Beleaguered mobile manufacturer Palm could be about to trade in its proprietary operating system in favour of Google's Android platform in future handsets.
Speculation about the company's plans grew online yesterday after a leaked memo surfaced which was originally believed to be written by Palm's CEO Jon Rubinstein
The memo stated: "Whilst Palm is incredibly proud of our engineers who spent timeless work and effort to bring us this advanced operating system, consumers simply have not caught on.
"To provide a better future for ourselves and our customers, the only logical choice is to transition our hardware and software to the Android platform."
Tech site Slashdot first published this partial statement and it was believed that much more would be leaked online in the early hours of Wednesday, but nothing else has since come to light.
Palm has been under scrutiny recently after it announced millions of pounds in losses and then saw its share prices slump.
Some in the mobile phone industry believe that the webOS platform has been a failed venture as it has not made a significant impact since its launch last year.

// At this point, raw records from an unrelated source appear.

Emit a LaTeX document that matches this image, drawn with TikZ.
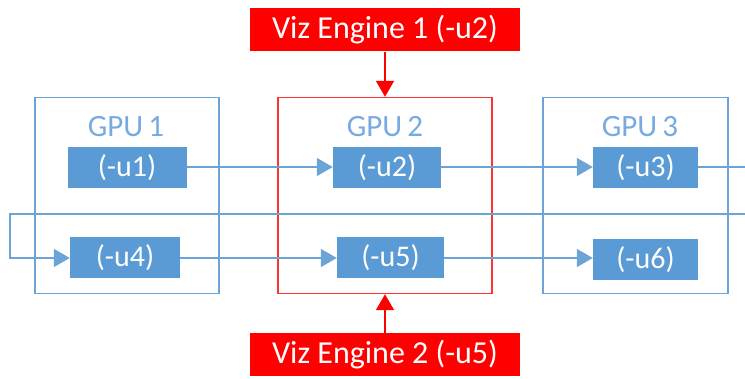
\documentclass[tikz,border=0pt]{standalone}
\usepackage{fontspec}
\setmainfont{Carlito}
\usetikzlibrary{arrows.meta}
\definecolor{ublue}{RGB}{91,155,213}
\definecolor{lblue}{RGB}{108,164,216}
\definecolor{gtext}{RGB}{120,170,225}
\definecolor{vred}{RGB}{255,0,0}
\begin{document}
\begin{tikzpicture}[x=1pt,y=-1pt,
  gpubox/.style={draw=lblue,line width=1.3pt,minimum width=#1,minimum height=196pt,inner sep=0pt},
  gpured/.style={draw=vred!80,line width=1.4pt,minimum width=#1,minimum height=196pt,inner sep=0pt},
  ubox/.style={fill=ublue,text=white,font=\fontsize{30}{32}\selectfont,minimum height=41pt,minimum width=#1,inner sep=0pt},
  vizbox/.style={fill=vred,text=white,font=\fontsize{32}{34}\selectfont,minimum width=270pt,minimum height=43pt,inner sep=0pt},
  gpulabel/.style={text=gtext,font=\fontsize{31}{33}\selectfont,inner sep=0pt},
  conn/.style={draw=lblue,line width=1.4pt,-{Triangle[length=16pt,width=18pt]}},
  plain/.style={draw=lblue,line width=1.4pt},
  redarrow/.style={draw=vred,line width=1.6pt,-{Triangle[length=16pt,width=18pt]}}]
\useasboundingbox (0,0) rectangle (745,379);
% GPU boxes
\node[gpubox=184pt] (g1) at (127,195.5) {};
\node[gpured=214pt] (g2) at (385,195.5) {};
\node[gpubox=185pt] (g3) at (635.5,195.5) {};
\node[gpulabel] (l1) at (126,127) {GPU\,1};
\node[gpulabel] (l2) at (385,127) {GPU\,2};
\node[gpulabel] (l3) at (640,127) {GPU\,3};
% unit boxes
\node[ubox=119pt] (u1) at (127,167.5) {(-u1)};
\node[ubox=110pt] (u4) at (125,258) {(-u4)};
\node[ubox=108pt] (u2) at (387,167.5) {(-u2)};
\node[ubox=107pt] (u5) at (390.5,258) {(-u5)};
\node[ubox=105pt] (u3) at (645.5,167.5) {(-u3)};
\node[ubox=105pt] (u6) at (645.5,259.5) {(-u6)};
% viz engines
\node[vizbox] (v1) at (385,30) {Viz Engine 1 (-u2)};
\node[vizbox] (v2) at (385,355) {Viz Engine 2 (-u5)};
% coordinates
\coordinate (r1) at (745,167);
\coordinate (fr) at (745,214);
\coordinate (fl) at (10,214);
\coordinate (fd) at (10,258);
% connectors
\draw[conn] (u1.east |- 0,167) -- (u2.west |- 0,167);
\draw[conn] (u2.east |- 0,167) -- (u3.west |- 0,167);
\draw[plain] (u3.east |- 0,167) -- (r1);
\draw[conn] (fr) -- (fl) -- (fd) -- (u4.west |- 0,258);
\draw[conn] (u4.east |- 0,258) -- (u5.west |- 0,258);
\draw[conn] (u5.east |- 0,258) -- (u6.west |- 0,258);
\draw[redarrow] (v1.south) -- (v1.south |- g2.north);
\draw[redarrow] (v2.north) -- (v2.north |- g2.south);
\end{tikzpicture}
\end{document}
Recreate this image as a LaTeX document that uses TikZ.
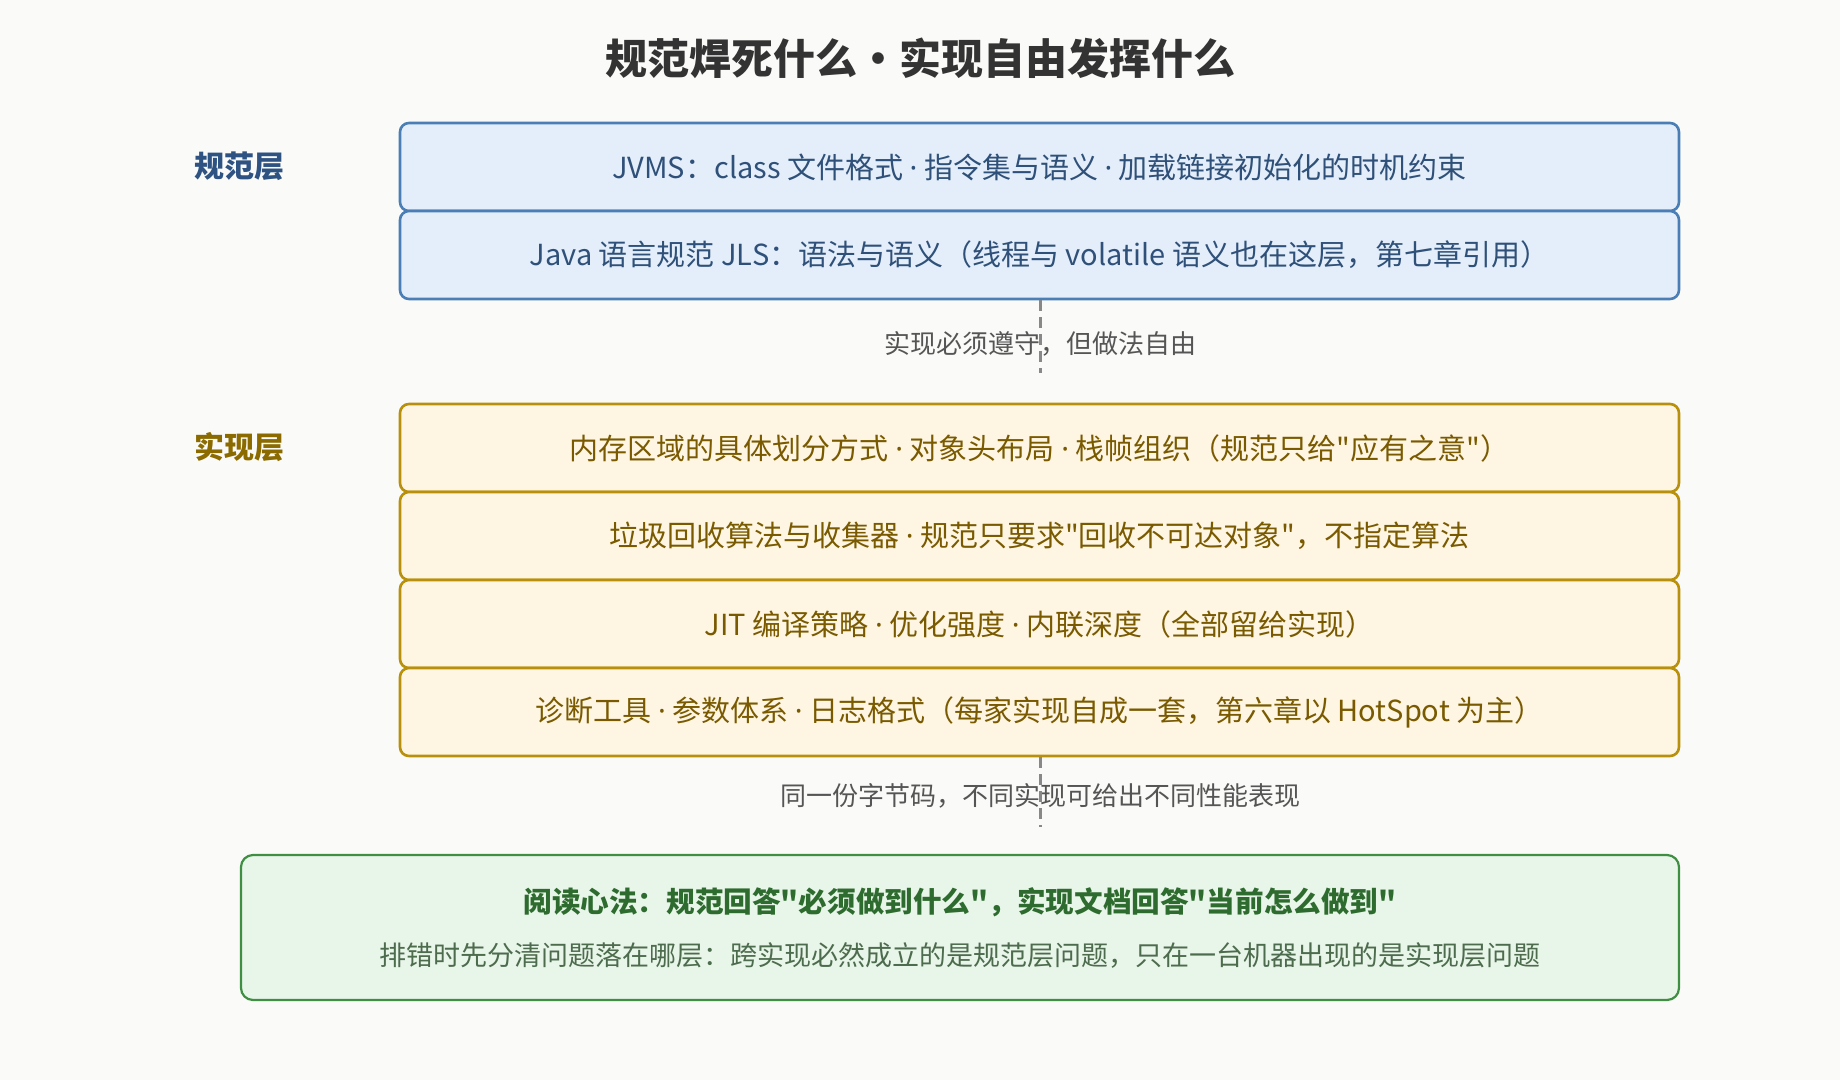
\documentclass[tikz,border=0pt]{standalone}
\usepackage{fontspec}
\setmainfont{Noto Sans CJK SC}
\newfontfamily\latinf{Noto Sans}
\newfontfamily\cjkq{Noto Sans CJK SC}
\definecolor{bgc}{HTML}{FAFAF8}
\definecolor{titlec}{HTML}{333333}
\definecolor{blueb}{HTML}{4A7EB5}
\definecolor{bluef}{HTML}{E3EEFA}
\definecolor{bluet}{HTML}{2F5078}
\definecolor{bluel}{HTML}{2E5382}
\definecolor{yelb}{HTML}{B8900B}
\definecolor{yelf}{HTML}{FEF6E2}
\definecolor{yelt}{HTML}{7A5A00}
\definecolor{yell}{HTML}{8B6A00}
\definecolor{grayl}{HTML}{888888}
\definecolor{grayt}{HTML}{555555}
\definecolor{greenb}{HTML}{3F8F42}
\definecolor{greenf}{HTML}{E8F5E9}
\definecolor{greent}{HTML}{2E6B2E}
\definecolor{greens}{HTML}{4D6B4D}
\newcommand{\fsz}[1]{\fontsize{#1}{#1}\selectfont}
\newcommand{\md}{ {\latinf\char"00B7} }
\newcommand{\dq}{{\cjkq\char34}}
\tikzset{
  specbox/.style={draw=blueb, fill=bluef, line width=2.6pt, rounded corners=9pt,
    minimum width=1279pt, minimum height=88pt, inner sep=0pt, text=bluet, font=\fsz{29}},
  implbox/.style={draw=yelb, fill=yelf, line width=2.6pt, rounded corners=9pt,
    minimum width=1279pt, minimum height=88pt, inner sep=0pt, text=yelt, font=\fsz{29}},
  layerlbl/.style={font=\bfseries\fsz{30}, inner sep=0pt},
  dashline/.style={draw=grayl, line width=3pt, dash pattern=on 11pt off 6pt},
  conlbl/.style={text=grayt, font=\fsz{26}, inner sep=0pt},
}
\begin{document}
\begin{tikzpicture}[x=1pt,y=-1pt]
\fill[bgc] (0,0) rectangle (1840,1080);
\useasboundingbox (0,0) rectangle (1840,1080);

\node[font=\bfseries\fsz{42}, text=titlec, inner sep=0pt] (title) at (920,58) {规范焊死什么・实现自由发挥什么};

\node[layerlbl, text=bluel] (speclbl) at (239,166) {规范层};
\node[layerlbl, text=yell] (impllbl) at (239,447) {实现层};

\node[specbox] (s1) at (1039.5,167) {JVMS：class 文件格式\md 指令集与语义\md 加载链接初始化的时机约束};
\node[specbox] (s2) at (1039.5,255) {Java 语言规范 JLS：语法与语义（线程与 volatile 语义也在这层，第七章引用）};

\node[implbox] (i1) at (1039.5,448) {内存区域的具体划分方式\md 对象头布局\md 栈帧组织（规范只给\dq 应有之意\dq ）};
\node[implbox] (i2) at (1039.5,536) {垃圾回收算法与收集器\md 规范只要求\dq 回收不可达对象\dq ，不指定算法};
\node[implbox] (i3) at (1039.5,624) {JIT 编译策略\md 优化强度\md 内联深度（全部留给实现）};
\node[implbox] (i4) at (1039.5,712) {诊断工具\md 参数体系\md 日志格式（每家实现自成一套，第六章以 HotSpot 为主）};

\coordinate (c1) at (1040,373);
\coordinate (c2) at (1040,827);
\node[conlbl] (l1) at (1040,344) {实现必须遵守，但做法自由};
\node[conlbl] (l2) at (1040,796) {同一份字节码，不同实现可给出不同性能表现};
\draw[dashline] (s2.south -| c1) -- (c1);
\draw[dashline] (i4.south -| c2) -- (c2);

\node[draw=greenb, fill=greenf, line width=2.2pt, rounded corners=12pt,
  minimum width=1438pt, minimum height=145pt, inner sep=0pt] (sum) at (960,927.5) {};
\node[font=\bfseries\fsz{28.6}, text=greent, inner sep=0pt] (sum1) at (960,902) {阅读心法：规范回答\dq 必须做到什么\dq ，实现文档回答\dq 当前怎么做到\dq};
\node[font=\fsz{27}, text=greens, inner sep=0pt] (sum2) at (960,955) {排错时先分清问题落在哪层：跨实现必然成立的是规范层问题，只在一台机器出现的是实现层问题};
\end{tikzpicture}
\end{document}
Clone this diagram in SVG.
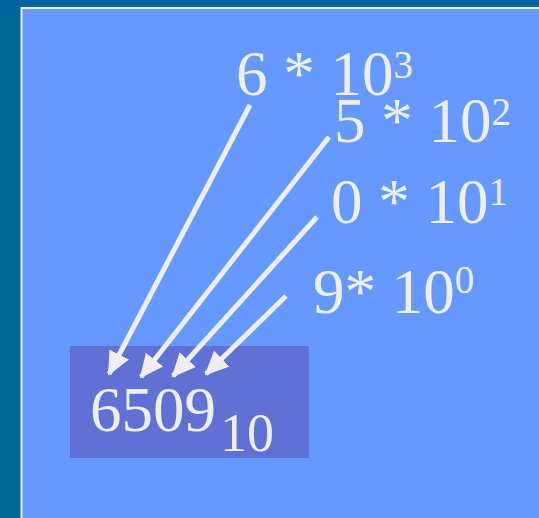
<svg xmlns="http://www.w3.org/2000/svg" width="539" height="518" viewBox="0 0 539 518">
<style>
.t{font-family:"Liberation Serif","Times New Roman",serif;fill:#EEEEEE}
.a{stroke:#EEEEEE;stroke-width:5;fill:none;marker-end:url(#ah)}
</style>
<defs>
<marker id="ah" markerUnits="userSpaceOnUse" markerWidth="24" markerHeight="22" viewBox="0 0 24 22" refX="22" refY="11" orient="auto">
<path d="M0,0 L24,11 L0,22 Z" fill="#EEEEEE"/>
</marker>
</defs>
<rect x="0" y="0" width="539" height="518" fill="#006699"/>
<rect x="21.5" y="8" width="520" height="520" fill="#6699FF" stroke="#EEEEEE" stroke-width="2"/>
<g id="result">
<rect x="70" y="346" width="239" height="112" fill="#6070D4"/>
<text class="t" x="90" y="431" font-size="63">6509<tspan font-size="54" dx="4" dy="20">10</tspan></text>
</g>
<g id="term3"><text class="t" x="236" y="95" font-size="63">6 * 10<tspan font-size="39" dy="-17">3</tspan></text></g>
<g id="term2"><text class="t" x="334" y="142" font-size="63">5 * 10<tspan font-size="39" dy="-17">2</tspan></text></g>
<g id="term1"><text class="t" x="331" y="223" font-size="63">0 * 10<tspan font-size="39" dy="-18">1</tspan></text></g>
<g id="term0"><text class="t" x="313" y="313" font-size="63">9* 10<tspan font-size="39" dy="-20">0</tspan></text></g>
<g id="connectors">
<line class="a" x1="250" y1="105" x2="109" y2="374"/>
<line class="a" x1="329" y1="137" x2="141" y2="377"/>
<line class="a" x1="317" y1="217" x2="173" y2="376"/>
<line class="a" x1="286" y1="296" x2="206" y2="374"/>
</g>
</svg>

WebOS has enjoyed critical acclaim ever since its pre-release debut, but this has failed to translate into commercial sales.
Things have become so severe that Palm has had to halt the manufacture of any new smartphones in order to get existing stock off the shelves.
Observers are expecting Palm to stick with webOS, as even if the current range of devices that use it are not selling well, it is powerful enough to remain relevant in the future.
Many believe that Palm will licence out webOS so that other manufacturers can use it, allowing it to compete with Android.
According to Wired.com, an official spokesperson from Palm has debunked the 'official' leaked memo, saying that "there is no memo and no plans to adopt Android. We are very happy with and committed to webOS".